Anticipation is high for the NTIA and the RUS to reveal first cuts in round one of the broadband-stimulus awards. The notice of funding availability required agency to announce initial eliminations “no sooner than September 14, 2009.” Spokesmen for the agencies said Monday they had nothing to announce.
Interconnected VoIP providers should be required to pay state universal service fees, said states and rural wireline carriers in comments filed at the FCC Wednesday on a petition by the Nebraska Public Service Commission and Kansas Corporation Commission (CD Sept 4 p6). But Verizon and Google fought the concept of VoIP having an intrastate component subject to state jurisdiction. Vonage and some other VoIP providers didn’t object to paying state USF, but said the FCC must open a separate rulemaking first.
FCC Commissioner Meredith Baker starts “with the assumption that markets work better than government intervention and that competition regulates market behavior more efficiently than regulators can,” she told a Free State Foundation conference in her first speech since joining the commission. “Fundamentally I believe that consumers will benefit most from continued investment, innovation and competition.” Earlier, FCC Broadband Plan Coordinator Blair Levin responded to criticisms by Foundation President Randolph May that FCC workshops haven’t focused enough on what regulatory philosophies work best.
Carriers almost universally opposed in comments late Tuesday a Telcordia petition criticizing the ability of North American Portability Management and Neustar to administer the Number Portability Administration Center database.
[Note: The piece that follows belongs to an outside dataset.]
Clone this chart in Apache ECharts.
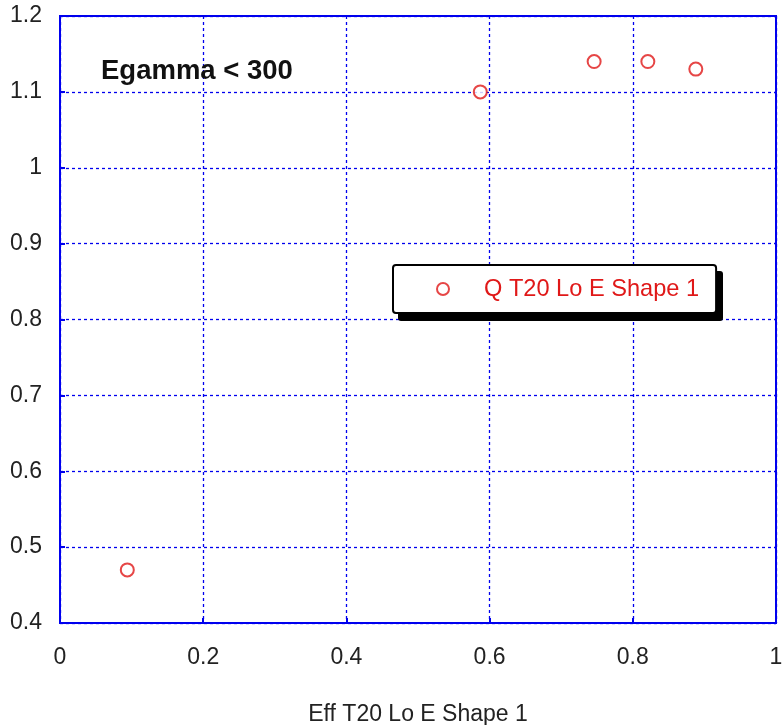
<!DOCTYPE html>
<html>
<head>
<meta charset="utf-8">
<script src="https://cdn.jsdelivr.net/npm/echarts@6/dist/echarts.min.js"></script>
<style>
html,body{margin:0;padding:0;background:#fff;}
#main{width:782px;height:725px;}
</style>
</head>
<body>
<div id="main"></div>
<script>
const seriesName = 'Q T20 Lo E Shape 1';
const effValues = [0.094, 0.587, 0.746, 0.821, 0.888];
const qValues = [0.47, 1.10, 1.14, 1.14, 1.13];
const xTicks = [0, 0.2, 0.4, 0.6, 0.8, 1];
const yTicks = [0.4, 0.5, 0.6, 0.7, 0.8, 0.9, 1, 1.1, 1.2];
const titleText = 'Egamma < 300';
const xAxisName = 'Eff T20 Lo E Shape 1';

const points = effValues.map((x, i) => [x, qValues[i]]);
const blue = '#0000ee';
const red = '#e01818';
const font = 'Liberation Sans, Arial, sans-serif';
const gridLine = {show: true, lineStyle: {color: blue, type: [3, 3], width: 1.3}};

const chart = echarts.init(document.getElementById('main'));
chart.setOption({
  animation: false,
  backgroundColor: '#fff',
  textStyle: {fontFamily: font},
  grid: {left: 60, top: 16, width: 716, height: 607, outerBoundsMode: 'none', containLabel: false, show: true, borderColor: blue, borderWidth: 2, backgroundColor: 'transparent'},
  title: {
    text: titleText, left: 96, top: 52,
    textStyle: {fontSize: 27.5, fontWeight: 'bold', color: '#111', fontFamily: font}
  },
  graphic: [{
    type: 'rect', left: 398, top: 271, z: 1,
    shape: {width: 325, height: 50, r: 3},
    style: {fill: '#000'}
  }],
  legend: {
    left: 393, top: 265, z: 5,
    data: [{name: seriesName, icon: 'emptyCircle'}],
    itemWidth: 12, itemHeight: 12,
    padding: [12, 17, 12, 43],
    backgroundColor: '#fff',
    borderColor: '#000', borderWidth: 2, borderRadius: 3,
    textStyle: {color: red, fontSize: 23.6, padding: [0, 0, 0, 30], fontFamily: font}
  },
  xAxis: {
    type: 'value', min: 0, max: 1, interval: 0.2,
    name: xAxisName, nameLocation: 'middle', nameGap: 80,
    nameTextStyle: {fontSize: 23, color: '#222'},
    axisLine: {show: true, lineStyle: {color: blue, width: 2}},
    axisTick: {show: true, inside: true, length: 5, lineStyle: {color: blue, width: 2}},
    axisLabel: {fontSize: 23, color: '#222', margin: 23, formatter: v => xTicks.includes(+v.toFixed(2)) ? String(+v.toFixed(2)) : ''},
    splitLine: gridLine
  },
  yAxis: {
    type: 'value', min: 0.4, max: 1.2, interval: 0.1,
    axisLine: {show: true, lineStyle: {color: blue, width: 2}},
    axisTick: {show: true, inside: true, length: 5, lineStyle: {color: blue, width: 2}},
    axisLabel: {fontSize: 23, color: '#222', margin: 18, formatter: v => {const r = +v.toFixed(2); return yTicks.includes(r) ? String(r) : '';}},
    splitLine: gridLine
  },
  series: [{
    name: seriesName, type: 'scatter', data: points,
    symbol: 'emptyCircle', symbolSize: 13,
    itemStyle: {color: red, borderColor: red, borderWidth: 2}
  }]
});
</script>
</body>
</html>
The FCC asked whether it should adopt competitive bidding for local number portability administration and end the North American Portability Management’s role in handling contracts for number portability administration. Only Comcast voiced concerns about NAPM, urging the commission to open a rulemaking to make LNP administration “more competitive, transparent, and representative of the current industry landscape.”
Broadband is “clearly not” available to all Americans, said state members of the Federal-State Joint Conference on Advanced Services in comments last week on the FCC’s latest inquiry into whether advanced telecom capabilities like broadband are being deployed to all Americans in “a reasonable and timely fashion.” Others provided mixed reviews of U.S. broadband deployment (CD Sept 8 p5). The FCC must deliver the report to Congress by Feb. 3.
Some small rural phone companies are asking if Google and other content providers should contribute to the Universal Service Fund. In filings and meetings this summer at the FCC, the National Telecommunications Cooperative Association has urged the FCC to open a rulemaking on the subject (CD Aug 31 p9). Content providers impose significant costs on companies’ networks, and charging them for USF would further the FCC’s broadband deployment goals, said NTCA Vice President Dan Mitchell in an interview. But a Google spokesman disputed the credibility of NTCA’s evidence. And some phone companies aren’t sure the proposal can be implemented.
“Significant questions exist about the extent to which broadband access markets are competitive,” the Federal Trade Commission said in comments Friday to the FCC. The FCC’s pending national broadband plan provides an opportunity to do “a competitive market analysis that can be used as the foundation for the development of ongoing regulatory policies governing broadband Internet access.” The FTC also urged the FCC to collect more data on network management practices.
It’s not bad to be worried about the FCC’s national broadband plan, because that response probably will increase creative thinking as the commission develops its recommendations, plan coordinator Blair Levin said Wednesday at an event held by the Udwin Breakfast Group. “To a certain extent, I want you to be worried. I want everyone in this room to be worried. I'm worried.” The country’s broadband problems aren’t easy to solve, he said. “What should worry you is if we have a knee-jerk reaction.”
Cooperation among federal, state and private bodies is pivotal to the success of the national broadband plan, government officials said Tuesday at an FCC workshop. “If we win, it will be because we figure out that balance,” said Jane Patterson, executive director of the e-NC Authority in North Carolina. Eric Garr, the general manager of the FCC’s broadband plan, agreed. “This is a team sport,” he said. “It certainly requires federal action. It requires great partnerships with industry. It requires very dedicated officials from state and local government to make all this work.”
Prisons and their phone companies urged the FCC to ban call routing services that reduce the cost of prisoner phone calls. In comments Monday supporting a petition by inmate telco Securus Technologies, the groups said security and public safety is threatened by ConsCallHome and similar services that give families of inmates local numbers in a specified prison’s exchange. The local number reroutes calls to the family member’s actual number. Securus, which owns several companies providing phone service for inmates, wants the commission to declare the service is a form of dial-around calling that inmate telcos may block.